Univision, a dominant Spanish-language media outlet, reports that sixteen Latin American and Caribbean countries submitted a compliant with the US Justice Department in an effort to demonstrate solidarity and to express their concerns against the newly passed state immigration law in South Carolina, known as S20, that authorizes law enforcement agents to question a motorists’ citizenship status during a routine stop, if the driver is suspected of being an illegal immigrant.
The story accentuates how policy in a global community transcends geographic boundaries. Mexico, for its part, said that, “it has to protect its citizens.” Other countries supporting the complaint are Argentina, Bolivia, Brasil, Chile, Colombia, Costa Rica, República Dominicana, Ecuador, El Salvador, Guatemala, Honduras, Nicaragua, Paraguay, Perú y Uruguay.

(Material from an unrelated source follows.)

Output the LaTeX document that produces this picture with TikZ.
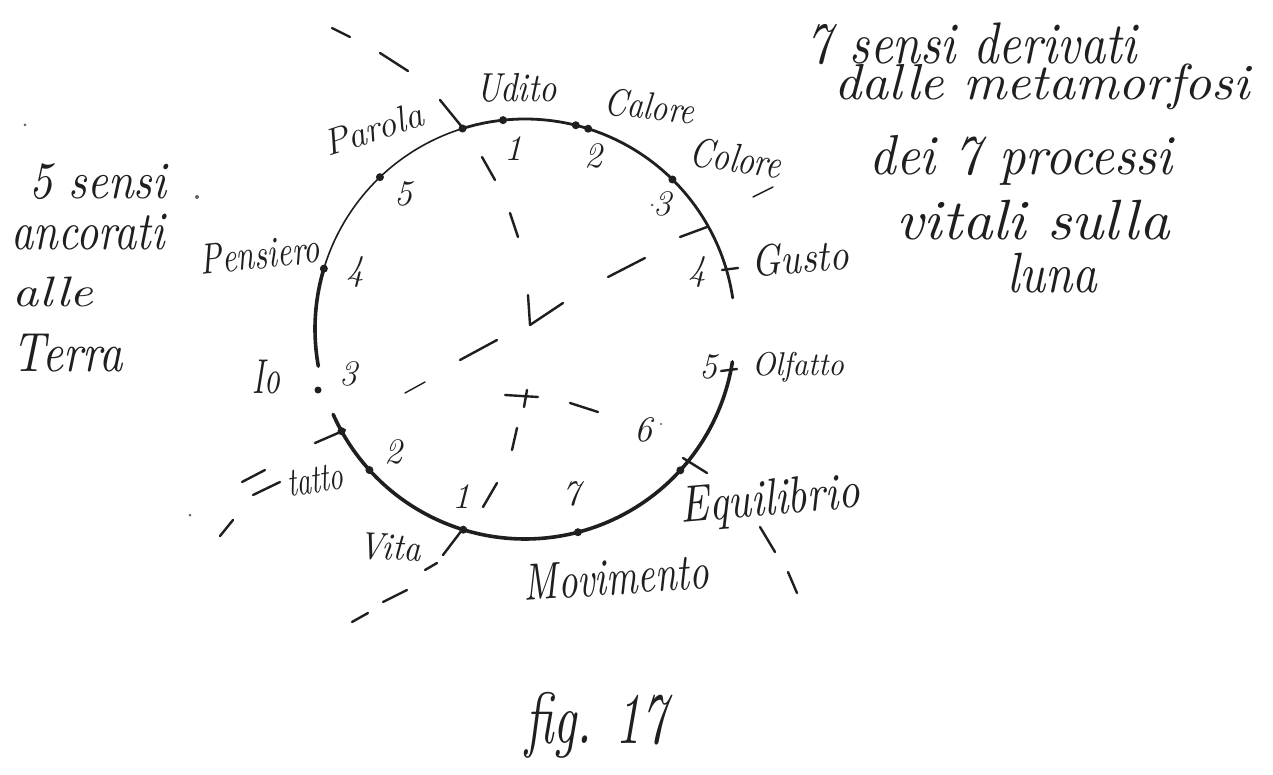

While the country captures the dismay felt by the 16 Latin American countries, it does not answer three important questions. First, what are the efforts taking place by the concerned 16 nations to deter their individual citizens from entering America illegally? (Some of the countries listed in the complaint, for example, have criticized building a fence along the US-Mexico border) Second, what are the perils, if any, of allowing foreign nations to interfere with US state issues and federal affairs? Third, why isn’t Puerto Rico, which is a US Spanish-speaking commonwealth, not part of the complaint or story? Puerto Ricans, regardless of their automatic US citizenship status, can potentially be subject to some of the trappings of the S20 law.